A moeda digital, por outro lado, seria quase como um código de computador criptografado “emitido” por um banco central. Ela carregaria toda a informação necessária para validar seu valor e poderia mover-se entre usuários e comerciantes.
Por exemplo, hoje um consumidor pode ter R$ 10 em um cartão de débito ou vale de presente emitido por um banco ou uma loja. Esse valor só pode ser gasto onde o cartão for aceito. Mas se o cartão fosse de moeda digital garantida pelo Banco Central, o usuário poderia, em tese, gastar seu dinheiro em qualquer lugar.
A perspectiva é atraente para os bancos centrais por uma série de razões. No nível prático, eles poderiam reduzir o custo de imprimir dinheiro. Dharmapalan diz que emitir e distribuir uma moeda digital custaria 10% do que custa imprimir e distribuir uma moeda física e permitiria ao governo manter a receita que ele recebe por emitir moeda, conhecida como senhoriagem.
Os bancos centrais também podem ver benefícios na capacidade de monitorar melhor as transações, já que as feitas com dinheiro físico são anônimas e suscetíveis a usos ilícitos.
A Omidyar Network, uma entidade filantrópica de investimento financiada pelo fundador do eBay Inc., Pierre Omidyar, anunciou recentemente que havia investido na eCM. A empresa não divulgou quanto já captou desde que foi criada, em 2011.
Kennedy Komba, que trabalha no banco central da Tanzânia e na Aliança para Inclusão Financeira, uma rede global de formuladores de políticas financeiras, diz que conversou com a eCM e que vê a perspectiva de uma moeda digital garantida pelo banco central como tendo “um grande potencial”.
Na África, onde os pagamentos com celulares cresceram rapidamente, o dinheiro físico controlado pelo governo ainda é crucial, diz Komba. Se um cliente com celular na Tanzânia quiser colocar dinheiro em sua conta, ele geralmente deposita a quantia.
Se o mesmo consumidor quiser fazer um pagamento para outra pessoa que não é cliente da mesma operadora de celular, ele terá que sacar o dinheiro.
Para facilitar todo essa movimentação de dinheiro físico, o banco central, bancos comerciais e empresas de telefonia têm que investir em empregados, cofres e transporte seguro. Uma moeda digital reduziria custos ao tornar as transações mais fáceis de serem executadas. Isso reduziria o custo dos serviços financeiros em geral.
Andrew Haldane, o economista-chefe do Banco da Inglaterra, o banco central inglês, diz que o uso generalizado de dinheiro digital poderia criar novas possibilidades de políticas de juros, num momento em que as ferramentas de política monetária existentes para impulsionar a economia global estão próximas do seu limite.

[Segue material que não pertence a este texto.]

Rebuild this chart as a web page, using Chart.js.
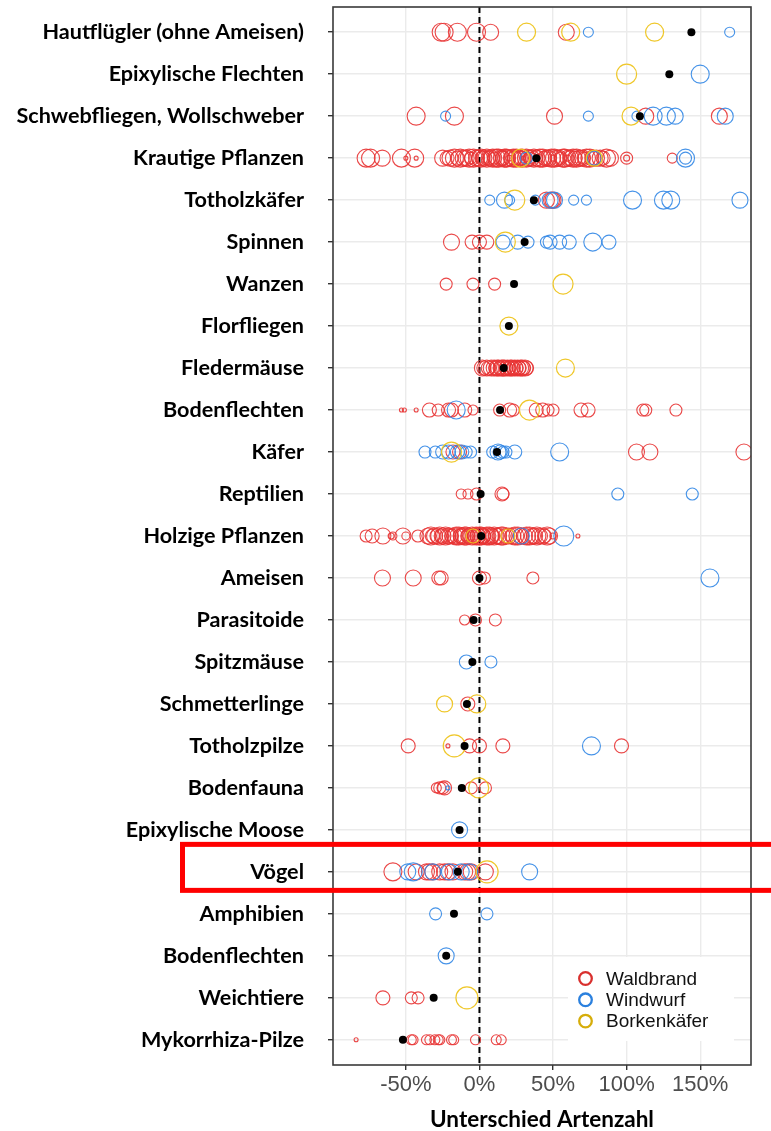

As autoridades monetárias têm geralmente evitado juros negativos em parte porque os consumidores poderiam sacar seu dinheiro físico dos bancos, caso acreditassem que os juros negativos possam reduzir o valor dos recursos em suas contas. Se não houver dinheiro físico, os correntistas não terão essa opção.
“Talvez o dinheiro do banco central esteja pronto para seu próprio salto tecnológico”, disse Haldane num discurso feito em setembro.